Padahal pengikut kedua nabi ini adalah sebagaimana Allah subhānahu wata’āla kabarkan:
{الَّذِينَ يَتَّبِعُونَ الرَّسُولَ النَّبِيَّ الْأُمِّيَّ الَّذِي يَجِدُونَهُ مَكْتُوبًا عِنْدَهُمْ فِي التَّوْرَاةِ وَالْإِنْجِيلِ يَأْمُرُهُمْ بِالْمَعْرُوفِ وَيَنْهَاهُمْ عَنِ الْمُنْكَرِ وَيُحِلُّ لَهُمُ الطَّيِّبَاتِ وَيُحَرِّمُ عَلَيْهِمُ الْخَبَائِثَ وَيَضَعُ عَنْهُمْ إِصْرَهُمْ وَالْأَغْلَالَ الَّتِي كَانَتْ عَلَيْهِمْ فَالَّذِينَ آمَنُوا بِهِ وَعَزَّرُوهُ وَنَصَرُوهُ وَاتَّبَعُوا النُّورَ الَّذِي أُنْزِلَ مَعَهُ أُولَئِكَ هُمُ الْمُفْلِحُونَ (157)} [الأعراف: 157]
“Orang-orang yang mengikuti Rasul, Nabi yang ummi, yang (namanya) mereka dapati tertulis di sisi mereka dalam Taurat dan Injil, yang menyuruh mereka kepada yang ma’ruf dan melarang mereka dari yang mungkar, menghalalkan bagi mereka segala yang baik dan mengharamkan bagi mereka segala yang buruk, serta membebaskan mereka dari beban dan belenggu yang ada pada mereka. Maka orang-orang yang beriman kepadanya, memuliakannya, menolongnya, dan mengikuti cahaya yang diturunkan bersamanya, mereka itulah orang-orang yang beruntung.”
(QS. Al-A‘rāf: 157)
Bahkan Allah subhānahu wata’āla mengabarkan tanggapan bangsa Jin tentang Al-Qur’ān yang mereka dengan dari mulut Nabi Muhammad shallallāhu ‘alaihi wasallam:
{وَإِذْ صَرَفْنَا إِلَيْكَ نَفَرًا مِنَ الْجِنِّ يَسْتَمِعُونَ الْقُرْآنَ فَلَمَّا حَضَرُوهُ قَالُوا أَنْصِتُوا فَلَمَّا قُضِيَ وَلَّوْا إِلَى قَوْمِهِمْ مُنْذِرِينَ (29) قَالُوا يَاقَوْمَنَا إِنَّا سَمِعْنَا كِتَابًا أُنْزِلَ مِنْ بَعْدِ مُوسَى مُصَدِّقًا لِمَا بَيْنَ يَدَيْهِ يَهْدِي إِلَى الْحَقِّ وَإِلَى طَرِيقٍ مُسْتَقِيمٍ (30)} [الأحقاف: 29، 30]
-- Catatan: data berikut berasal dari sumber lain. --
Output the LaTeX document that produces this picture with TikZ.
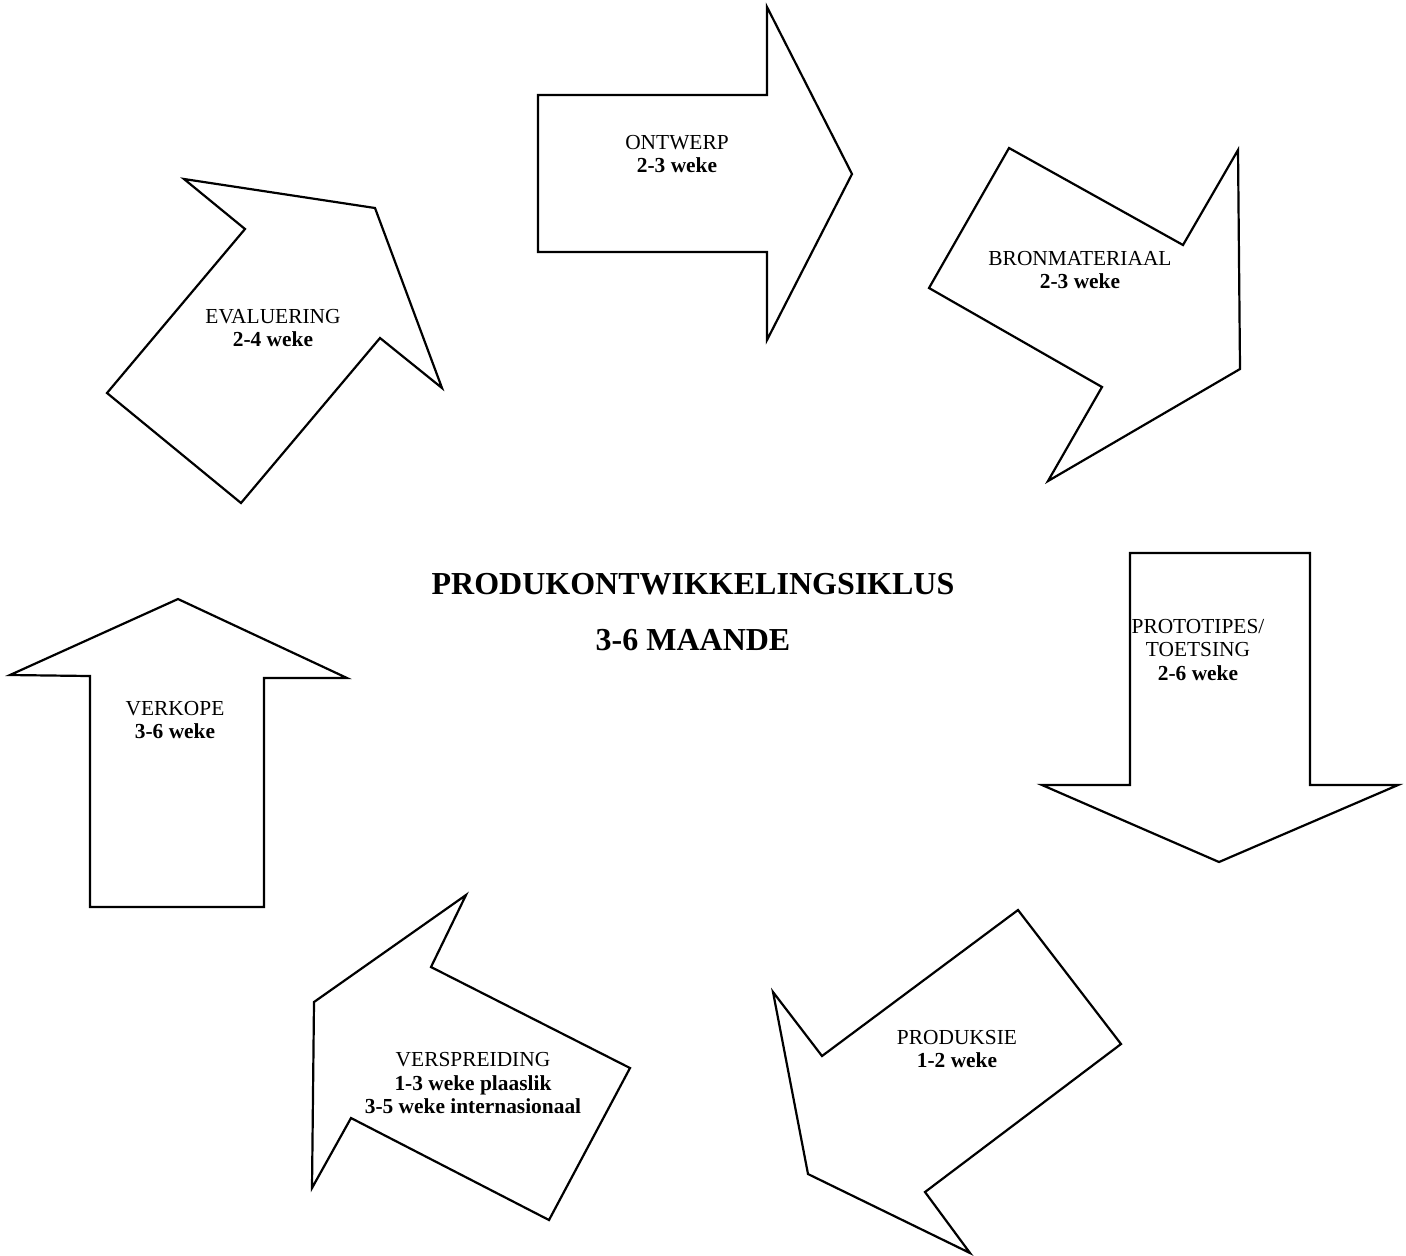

“Dan (ingatlah) ketika Kami menghadapkan kepadamu sekelompok jin yang mendengarkan Al-Qur'an; maka ketika mereka menghadirinya, mereka berkata, 'Diamlah (dengarkan baik-baik)!' Lalu setelah selesai (bacaan itu), mereka kembali kepada kaumnya sebagai pemberi peringatan. Mereka berkata, 'Wahai kaum kami! Sungguh, kami telah mendengar sebuah Kitab yang diturunkan setelah Musa, membenarkan apa yang ada sebelumnya, yang memberi petunjuk kepada kebenaran dan kepada jalan yang lurus.”